Exercise task: Find the lines holding the string "page" in the data, then copy all of them.

>> START

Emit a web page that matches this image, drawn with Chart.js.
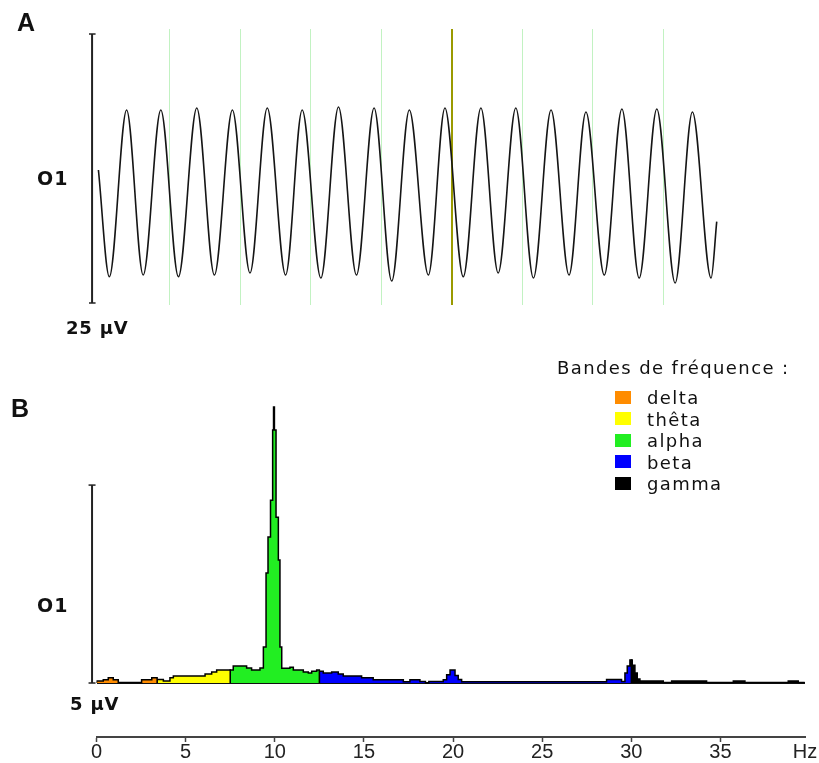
<!DOCTYPE html>
<html>
<head>
<meta charset="utf-8">
<script src="https://cdn.jsdelivr.net/npm/chart.js@4"></script>
<style>
  body { margin: 0; background: #fff; }
  #page { position: relative; width: 819px; height: 763px; overflow: hidden; }
  .layer { position: absolute; left: 0; top: 0; width: 819px; height: 763px; }
  .lbl { position: absolute; transform: translateY(-50%); white-space: nowrap; color: #111; }
  .big { font: bold 25px "Liberation Sans", Arial, sans-serif; }
  .chan { font: bold 19px "DejaVu Sans", sans-serif; letter-spacing: 1px; }
  .scale { font: bold 18px "DejaVu Sans", sans-serif; letter-spacing: 0.8px; }
  .leg { font: 18px "DejaVu Sans", sans-serif; letter-spacing: 1.4px; }
  .swatch { position: absolute; width: 16px; height: 13px; }
</style>
</head>
<body>
<div id="page">
  <div class="layer"><canvas id="eegA"></canvas></div>
  <div class="layer"><canvas id="eegB"></canvas></div>
  <div class="lbl big" style="left:17px;top:22px">A</div>
  <div class="lbl chan" style="left:37px;top:178px">O1</div>
  <div class="lbl scale" style="left:66px;top:327px">25 µV</div>
  <div class="lbl big" style="left:11px;top:408px">B</div>
  <div class="lbl chan" style="left:37px;top:605px">O1</div>
  <div class="lbl scale" style="left:70px;top:703px">5 µV</div>
  <div class="lbl leg" style="left:557px;top:367px">Bandes de fréquence :</div>
  <div id="legend"></div>
</div>
<script>
// A: raw EEG trace, O1 channel (seconds, µV) - peaks and troughs
const waveTime = [-0.003, 0.028, 0.077, 0.124, 0.174, 0.224, 0.276, 0.326, 0.377, 0.427,
  0.476, 0.528, 0.575, 0.628, 0.678, 0.729, 0.779, 0.829, 0.879, 0.933,
  0.980, 1.032, 1.082, 1.131, 1.181, 1.231, 1.281, 1.332, 1.380, 1.432,
  1.482, 1.531, 1.581, 1.633, 1.682, 1.735, 1.751];
const waveMicroV = [-0.14, -10.06, 5.44, -9.90, 5.44, -10.06, 5.62, -9.90, 5.44, -9.71,
  5.62, -9.90, 5.44, -10.18, 5.72, -9.90, 5.62, -10.46, 5.44, -9.90,
  5.62, -10.06, 5.62, -9.71, 5.62, -10.18, 5.44, -9.90, 5.25, -9.90,
  5.53, -10.18, 5.53, -10.64, 5.25, -10.18, -4.94];
const gridTimes = [0.2, 0.4, 0.6, 0.8, 1.0, 1.2, 1.4, 1.6];
const cursorTime = 1.0;
const scaleA = 25;   // µV

// B: amplitude spectrum (Hz, µV), each value holds until the next frequency
const specHz = [0.00, 0.38, 0.66, 0.94, 1.22, 2.53, 3.10, 3.40, 3.75, 4.12,
  4.31, 6.09, 6.46, 6.74, 7.50, 7.67, 8.42, 8.70, 9.17, 9.36,
  9.51, 9.62, 9.76, 9.88, 9.93, 9.98, 10.07, 10.20, 10.29, 10.39,
  10.85, 11.04, 11.60, 11.88, 12.07, 12.35, 12.50, 12.72, 13.19, 13.56,
  13.84, 14.87, 15.52, 17.21, 17.58, 18.14, 18.45, 18.64, 19.45, 19.64,
  19.83, 20.11, 20.29, 20.48, 28.61, 29.45, 29.64, 29.77, 29.92, 30.00,
  30.05, 30.20, 30.33, 30.48, 31.79, 32.26, 34.22, 35.72, 36.37, 38.80,
  39.36, 39.68];
const specMicroV = [0.05, 0.08, 0.13, 0.08, 0.01, 0.08, 0.13, 0.09, 0.05, 0.13,
  0.18, 0.23, 0.28, 0.33, 0.33, 0.43, 0.38, 0.33, 0.38, 0.91,
  2.78, 3.69, 4.62, 6.39, 6.97, 6.39, 4.19, 3.11, 0.91, 0.37,
  0.40, 0.33, 0.28, 0.25, 0.30, 0.33, 0.30, 0.25, 0.28, 0.23,
  0.18, 0.13, 0.08, 0.03, 0.08, 0.04, 0.00, 0.04, 0.08, 0.21,
  0.33, 0.19, 0.09, 0.03, 0.09, 0.04, 0.25, 0.43, 0.58, 0.58,
  0.45, 0.25, 0.10, 0.05, 0.01, 0.05, 0.01, 0.05, 0.01, 0.05,
  0.01, 0.01];
const bandNames = ['delta', 'thêta', 'alpha', 'beta', 'gamma'];
const bandEdges = [0, 3.4, 7.5, 12.5, 30, 39.68];
const bandColors = ['#ff8c00', '#ffff00', '#22ee22', '#0000ff', '#000000'];
const hzTicks = [0, 5, 10, 15, 20, 25, 30, 35];
const hzMax = 39.74;
const scaleB = 5;    // µV

const common = {
  responsive: true,
  maintainAspectRatio: false,
  animation: false,
  devicePixelRatio: 1,
  events: [],
  plugins: { legend: { display: false }, tooltip: { enabled: false } }
};

new Chart(document.getElementById('eegA'), {
  type: 'line',
  data: {
    datasets: [
      {
        data: waveTime.map((t, i) => ({ x: t, y: waveMicroV[i] })),
        borderColor: '#151515',
        borderWidth: 1.6,
        pointRadius: 0,
        cubicInterpolationMode: 'monotone'
      },
      {
        // calibration bar
        data: [{ x: -0.021, y: -scaleA / 2 }, { x: -0.021, y: scaleA / 2 }],
        borderColor: '#222',
        borderWidth: 2,
        pointStyle: 'line',
        pointRadius: 3.5,
        pointBorderColor: '#222',
        pointBorderWidth: 1.5
      }
    ]
  },
  options: {
    ...common,
    layout: { padding: { left: 88.9, right: 85, top: 29, bottom: 458 } },
    scales: {
      x: {
        type: 'linear', min: -0.03, max: 1.8,
        border: { display: false },
        ticks: { display: false },
        afterBuildTicks: axis => { axis.ticks = gridTimes.map(v => ({ value: v })); },
        grid: {
          drawTicks: false,
          color: ctx => Math.abs(ctx.tick.value - cursorTime) < 1e-6 ? '#9a9a00' : '#c2f2c2',
          lineWidth: ctx => Math.abs(ctx.tick.value - cursorTime) < 1e-6 ? 2 : 1
        }
      },
      y: { display: false, min: -12.686, max: 12.965 }
    }
  }
});

// split the spectrum into one filled dataset per band
const bandSets = bandNames.map((name, b) => {
  const lo = bandEdges[b], hi = bandEdges[b + 1];
  const pts = [{ x: lo, y: 0 }];
  specHz.forEach((f, i) => { if (f >= lo && f < hi) pts.push({ x: f, y: specMicroV[i] }); });
  pts.push({ x: hi, y: 0 });
  return {
    label: name,
    data: pts,
    stepped: true,
    fill: 'origin',
    backgroundColor: bandColors[b],
    borderColor: '#000',
    borderWidth: 1.5,
    pointRadius: 0
  };
});

new Chart(document.getElementById('eegB'), {
  type: 'line',
  data: {
    datasets: [
      ...bandSets,
      {
        data: [{ x: -0.25, y: 0 }, { x: -0.25, y: scaleB }],
        clip: false,
        borderColor: '#222',
        borderWidth: 2,
        pointStyle: 'line',
        pointRadius: 3.5,
        pointBorderColor: '#222',
        pointBorderWidth: 1.5
      }
    ]
  },
  options: {
    ...common,
    layout: { padding: { left: 96.5, right: 14, top: 398, bottom: 1 } },
    scales: {
      x: {
        type: 'linear', min: 0, max: hzMax,
        border: { color: '#444', width: 2 },
        afterBuildTicks: axis => { axis.ticks = hzTicks.concat([hzMax]).map(v => ({ value: v })); },
        grid: {
          drawOnChartArea: false,
          tickLength: 5,
          tickColor: ctx => ctx.tick && ctx.tick.value === hzMax ? 'rgba(0,0,0,0)' : '#444',
          tickWidth: 1.5
        },
        ticks: {
          autoSkip: false, maxRotation: 0, padding: 0, color: '#222',
          font: { family: '"Liberation Sans", Arial, sans-serif', size: 20, lineHeight: 1 },
          callback: v => v === hzMax ? 'Hz' : v
        }
      },
      y: {
        min: -1.364, max: 7.2,
        z: 1,
        border: { display: false },
        ticks: { display: false },
        afterBuildTicks: axis => { axis.ticks = [{ value: 0 }]; },
        grid: { drawTicks: false, color: '#111', lineWidth: 2 }
      }
    }
  }
});

// html legend built from the band arrays
const legend = document.getElementById('legend');
bandNames.forEach((name, b) => {
  const cy = 397 + b * 21.5;
  const sw = document.createElement('div');
  sw.className = 'swatch';
  sw.style.left = '615px';
  sw.style.top = (cy - 6.5) + 'px';
  sw.style.background = bandColors[b];
  legend.appendChild(sw);
  const tx = document.createElement('div');
  tx.className = 'lbl leg';
  tx.style.left = '647px';
  tx.style.top = cy + 'px';
  tx.textContent = name;
  legend.appendChild(tx);
});
</script>
</body>
</html>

>> END

The result:
Emit a web page that matches this image, drawn with Chart.js.
  #page { position: relative; width: 819px; height: 763px; overflow: hidden; }
<div id="page">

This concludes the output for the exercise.